**EXERCISE DIRECTIONS**: Retype every line from the top of the entries down to the one with "in range(1, 32)]", both included, and skip the pictures.

Code that draws figures
■ ■ ■ ■ ■

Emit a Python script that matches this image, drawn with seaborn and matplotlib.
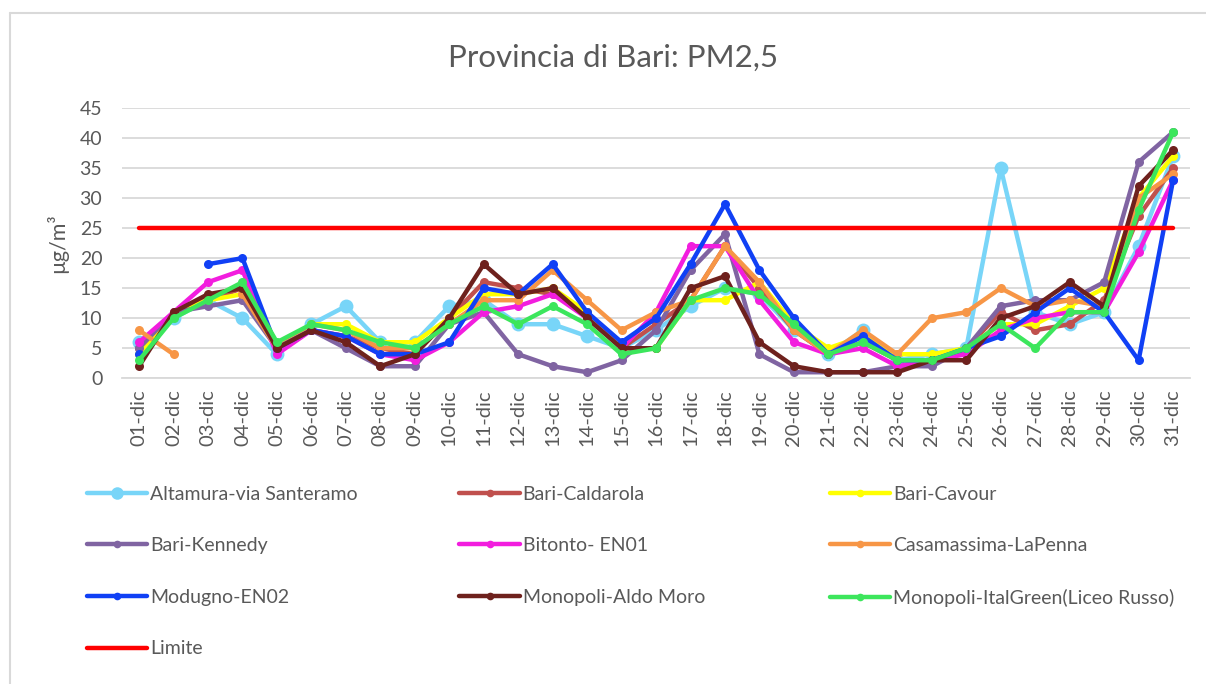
import numpy as np
import pandas as pd
import matplotlib
matplotlib.use("Agg")
import matplotlib.pyplot as plt
from matplotlib.lines import Line2D
import seaborn as sns

# Days of December
days = [f"{d:02d}-dic" for d in range(1, 32)]

nan = np.nan
# PM2.5 daily values (µg/m3)
altamura = [6, 10, 13, 10, 4, 9, 12, 6, 6, 12, 13, 9, 9, 7, 5, 8, 12, 15, 14, 8, 4, 8, 3, 4, 5, 35, 11, 9, 11, 22, 37]
caldarola = [5, 11, 13, 15, 5, 8, 7, 5, 4, 10, 16, 15, 14, 11, 5, 9, 13, 22, 15, 8, 4, 6, 3, 3, 5, 11, 8, 9, 13, 27, 35]
cavour = [4, 11, 13, 14, 5, 9, 9, 6, 6, 10, 14, 14, 15, 11, 5, 5, 13, 13, 16, 9, 5, 7, 4, 4, 5, 9, 9, 12, 15, 30, 37]
kennedy = [5, 11, 12, 13, 5, 8, 5, 2, 2, 9, 11, 4, 2, 1, 3, 8, 18, 24, 4, 1, 1, 1, 2, 2, 5, 12, 13, 13, 16, 36, 41]
bitonto = [6, 11, 16, 18, 4, 8, 7, 4, 3, 6, 11, 12, 14, 10, 5, 11, 22, 22, 13, 6, 4, 5, 2, 3, 4, 8, 10, 11, 11, 21, 33]
casamassima = [8, 4, nan, 14, 5, 9, 8, 5, 5, 9, 13, 13, 18, 13, 8, 11, 13, 22, 16, 8, 4, 8, 4, 10, 11, 15, 12, 13, 12, 30, 34]
modugno = [4, nan, 19, 20, 5, 8, 7, 4, 4, 6, 15, 14, 19, 11, 6, 10, 19, 29, 18, 10, 4, 7, 3, 3, 5, 7, 11, 15, 11, 3, 33]
aldo_moro = [2, 11, 14, 15, 5, 8, 6, 2, 4, 10, 19, 14, 15, 10, 5, 5, 15, 17, 6, 2, 1, 1, 1, 3, 3, 10, 12, 16, 12, 32, 38]
italgreen = [3, 10, 13, 16, 6, 9, 8, 6, 5, 9, 12, 9, 12, 9, 4, 5, 13, 15, 14, 9, 4, 6, 3, 3, 5, 9, 5, 11, 11, 28, 41]
limite = [25] * 31

stations = ["Altamura-via Santeramo", "Bari-Caldarola", "Bari-Cavour", "Bari-Kennedy",
            "Bitonto- EN01", "Casamassima-LaPenna", "Modugno-EN02", "Monopoli-Aldo Moro",
            "Monopoli-ItalGreen(Liceo Russo)"]
values = [altamura, caldarola, cavour, kennedy, bitonto, casamassima, modugno, aldo_moro, italgreen]
colors = ["#78D5F8", "#C0504D", "#FFFF00", "#8064A2", "#F21DDE", "#F79646",
          "#1040F5", "#6E211D", "#3CE65C"]
palette = dict(zip(stations, colors))

# long table; a new segment starts after each missing value so gaps stay open
rows = []
for name, vals in zip(stations, values):
    seg = 0
    for day, v in zip(days, vals):
        if np.isnan(v):
            seg += 1
            continue
        rows.append({"giorno": day, "valore": v, "stazione": name, "seg": seg})
df = pd.DataFrame(rows)
lim_df = pd.DataFrame({"giorno": days, "valore": limite})

sns.set_style("white")
plt.rcParams["font.family"] = ["Lato", "DejaVu Sans"]
grey = "#595959"

fig = plt.figure(figsize=(12.06, 6.84), dpi=100)
ax = fig.add_axes([0.101, 0.447, 0.886, 0.395])

# Altamura first, with bigger markers
sns.lineplot(data=df[df.stazione == stations[0]], x="giorno", y="valore", hue="stazione",
             units="seg", estimator=None, palette=palette, marker="o", markersize=10,
             markeredgewidth=0, linewidth=3.2, legend=False, ax=ax)
sns.lineplot(data=df[df.stazione != stations[0]], x="giorno", y="valore", hue="stazione",
             units="seg", estimator=None, palette=palette, marker="o", markersize=6.5,
             markeredgewidth=0, linewidth=3.2, legend=False, ax=ax)
sns.lineplot(data=lim_df, x="giorno", y="valore", color="#FF0000", linewidth=3.2,
             legend=False, ax=ax)

ax.set_xlim(-0.5, 30.5)
ax.set_ylim(0, 45)
ax.set_yticks(range(0, 50, 5))
ax.set_xticks(range(len(days)))
ax.set_xticklabels(days, rotation=90)
ax.set_xticks(np.arange(-0.5, 31, 1), minor=True)
ax.tick_params(axis="x", which="major", length=0, pad=8, labelsize=14.5, labelcolor=grey)
ax.tick_params(axis="x", which="minor", length=6, color="#D9D9D9", width=1.2)
ax.tick_params(axis="y", length=0, pad=14, labelsize=14, labelcolor=grey)
ax.grid(axis="y", color="#D9D9D9", linewidth=1.3)
ax.set_axisbelow(True)
for s in ["top", "right", "left"]:
    ax.spines[s].set_visible(False)
ax.spines["bottom"].set_color("#D9D9D9")
ax.spines["bottom"].set_linewidth(1.3)
ax.set_xlabel("")
ax.set_ylabel("µg/m³", fontsize=15.5, color=grey, labelpad=8)

fig.text(0.508, 0.915, "Provincia di Bari: PM2,5", ha="center", va="center",
         fontsize=22.5, color=grey)

# chart frame like the spreadsheet
fig.add_artist(Line2D([0.0085, 0.0085], [0, 0.981], color="#D9D9D9", lw=1.5))
fig.add_artist(Line2D([0.0085, 1.0], [0.981, 0.981], color="#D9D9D9", lw=1.5))

# legend in three columns, row-major like the original
def handle(name, color, ms=5.5, marker="o"):
    return Line2D([], [], color=color, lw=3.2, marker=marker, markersize=ms,
                  markeredgewidth=0)

h = {n: handle(n, palette[n], 9 if n == stations[0] else 5.5) for n in stations}
h["Limite"] = Line2D([], [], color="#FF0000", lw=3.2)
cols = [
    (["Altamura-via Santeramo", "Bari-Kennedy", "Modugno-EN02", "Limite"], 0.072),
    (["Bari-Caldarola", "Bitonto- EN01", "Monopoli-Aldo Moro"], 0.381),
    (["Bari-Cavour", "Casamassima-LaPenna", "Monopoli-ItalGreen(Liceo Russo)"], 0.688),
]
for names, x0 in cols:
    fig.legend([h[n] for n in names], names, loc="upper left", bbox_to_anchor=(x0, 0.29),
               frameon=False, fontsize=14, labelcolor=grey, handlelength=3.1,
               handletextpad=0.15, labelspacing=1.78, borderpad=0, borderaxespad=0)

fig.savefig("out.png", dpi=100)
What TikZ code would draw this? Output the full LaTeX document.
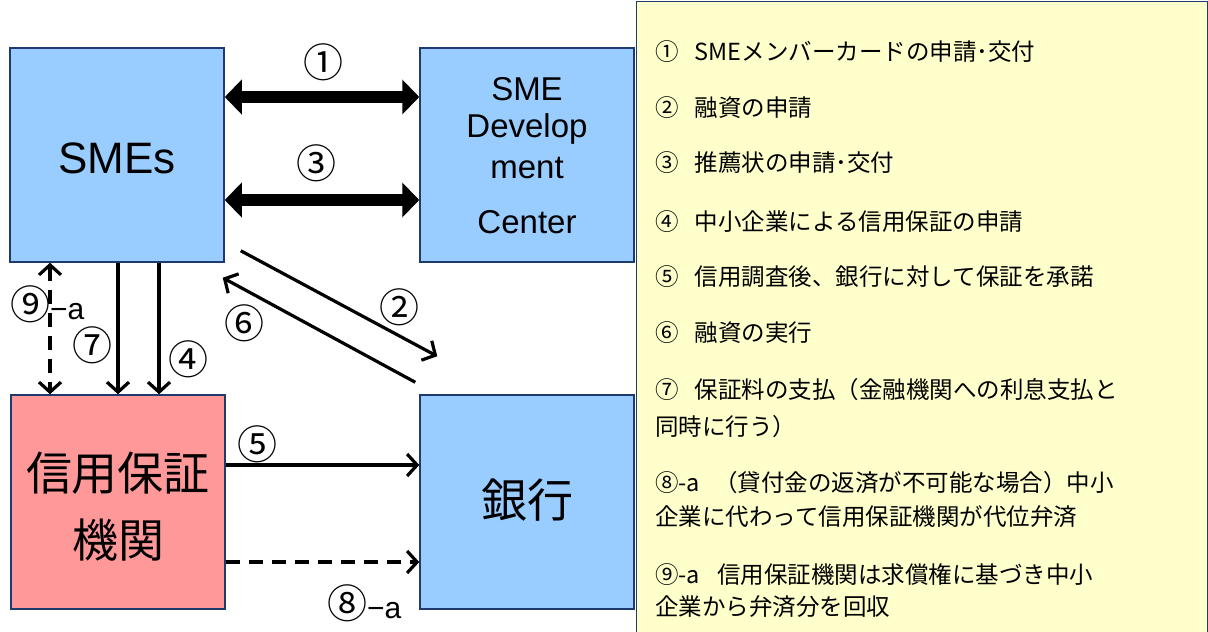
\documentclass[tikz,border=0pt]{standalone}
\usepackage{fontspec}
\setmainfont{Liberation Sans}
\newfontfamily\cjk{Noto Sans CJK JP}
\usetikzlibrary{arrows.meta}
\definecolor{boxblue}{HTML}{99CCFF}
\definecolor{boxpink}{HTML}{FF9999}
\definecolor{boxyellow}{HTML}{FFFFCC}
\definecolor{navy}{HTML}{1F3A6E}
\tikzset{
  ent/.style={draw=navy, line width=1.5pt, minimum width=214pt, minimum height=214pt, inner sep=0pt},
  bigarrow/.style={line width=12pt, {Triangle[width=34pt,length=17pt]}-{Triangle[width=34pt,length=17pt]}},
  flowarrow/.style={line width=3.2pt, -{Straight Barb[length=10pt,width=22pt,line width=3.2pt]}},
  dashline/.style={line width=3.2pt, dash pattern=on 14pt off 9pt},
  lbl/.style={font=\cjk\fontsize{40}{40}\selectfont, inner sep=0pt},
  item/.style={font=\cjk\fontsize{23.5}{23.5}\selectfont, anchor=west, inner sep=0pt},
  devtext/.style={font=\fontsize{33}{33}\selectfont},
}
\begin{document}
\begin{tikzpicture}[x=1pt,y=-1pt]
\useasboundingbox (0,0) rectangle (1208,632);
% legend box
\node[draw=navy, line width=1.2pt, fill=boxyellow, minimum width=571pt, minimum height=631pt, anchor=north west, inner sep=0pt] (legend) at (636,1) {};
% entities
\node[ent, fill=boxblue] (smes) at (117,155) {};
\node[ent, fill=boxblue] (dev) at (527,155) {};
\node[ent, fill=boxpink] (cgo) at (118,502) {};
\node[ent, fill=boxblue] (bank) at (527,502) {};
\node[font=\fontsize{44}{44}\selectfont] (smest) at (117,158) {SMEs};
\node[devtext] (devt1) at (527,89) {SME};
\node[devtext] (devt2) at (527,129) {Develop};
\node[devtext] (devt3) at (527,168) {ment};
\node[devtext] (devt4) at (527,222) {Center};
\node[font=\cjk\fontsize{46}{46}\selectfont] (cgot1) at (118,473) {信用保証};
\node[font=\cjk\fontsize{46}{46}\selectfont] (cgot2) at (118,540) {機関};
\node[font=\cjk\fontsize{46}{46}\selectfont] (bankt) at (527,500) {銀行};
% arrows
\draw[bigarrow] ([yshift=58pt]smes.east) -- ([yshift=58pt]dev.west);
\draw[bigarrow] ([yshift=-45pt]smes.east) -- ([yshift=-45pt]dev.west);
\draw[flowarrow] ([xshift=16pt,yshift=12pt]smes.south east) -- ([xshift=18pt,yshift=38pt]bank.north west);
\draw[flowarrow] ([xshift=-4pt,yshift=12pt]bank.north west) -- ([xshift=-2pt,yshift=-15pt]smes.south east);
\draw[flowarrow] ([xshift=1pt]smes.south) -- ([xshift=1pt]smes.south |- cgo.north);
\draw[flowarrow] ([xshift=42pt]smes.south) -- ([xshift=42pt]smes.south |- cgo.north);
\draw[dashline, {Straight Barb[length=10pt,width=22pt,line width=3.2pt]}-{Straight Barb[length=10pt,width=22pt,line width=3.2pt]}] ([xshift=-67pt]smes.south) -- ([xshift=-67pt]smes.south |- cgo.north);
\draw[flowarrow] ([yshift=37pt]cgo.east) -- ([yshift=37pt]cgo.east -| bank.west);
\draw[dashline, -{Straight Barb[length=10pt,width=22pt,line width=3.2pt]}] ([yshift=-60pt]cgo.east) -- ([yshift=-60pt]cgo.east -| bank.west);
% labels
\node[lbl] (l1) at (323,62) {①};
\node[lbl] (l3) at (316,163) {③};
\node[lbl] (l2) at (399,307) {②};
\node[lbl] (l6) at (244,323) {⑥};
\node[lbl] (l7) at (92,345) {⑦};
\node[lbl] (l4) at (188,359) {④};
\node[lbl] (l5) at (257,444) {⑤};
\node[lbl, anchor=west] (l9) at (10,304) {⑨\fontspec{Liberation Sans}\fontsize{30}{30}\selectfont−a};
\node[lbl, anchor=west] (l8) at (327,603) {⑧\fontspec{Liberation Sans}\fontsize{30}{30}\selectfont−a};
% legend text
\node[item] (t1) at (655,52) {①\hspace{16pt}SMEメンバーカードの申請･交付};
\node[item] (t2) at (655,108) {②\hspace{16pt}融資の申請};
\node[item] (t3) at (655,163) {③\hspace{16pt}推薦状の申請･交付};
\node[item] (t4) at (655,222) {④\hspace{16pt}中小企業による信用保証の申請};
\node[item] (t5) at (655,277) {⑤\hspace{16pt}信用調査後、銀行に対して保証を承諾};
\node[item] (t6) at (655,333) {⑥\hspace{16pt}融資の実行};
\node[item] (t7) at (655,390) {⑦\hspace{16pt}保証料の支払（金融機関への利息支払と};
\node[item] (t7b) at (655,427) {同時に行う）};
\node[item] (t8) at (655,483) {⑧-a\hspace{14pt}（貸付金の返済が不可能な場合）中小};
\node[item] (t8b) at (655,517) {企業に代わって信用保証機関が代位弁済};
\node[item] (t9) at (655,575) {⑨-a\hspace{17pt}信用保証機関は求償権に基づき中小};
\node[item] (t9b) at (655,607) {企業から弁済分を回収};
\end{tikzpicture}
\end{document}
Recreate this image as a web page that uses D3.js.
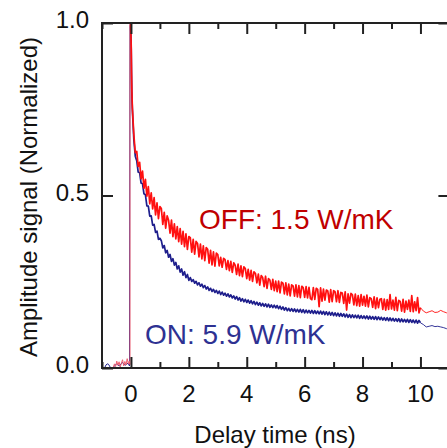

■ ■ ■ ■ ■

**THE SOLUTION**:
Emit a Python script that matches this image, drawn with seaborn and matplotlib.
import numpy as np
import pandas as pd
import matplotlib
matplotlib.use("Agg")
import matplotlib.pyplot as plt
from matplotlib.lines import Line2D
import seaborn as sns

# Days of December
days = [f"{d:02d}-dic" for d in range(1, 32)]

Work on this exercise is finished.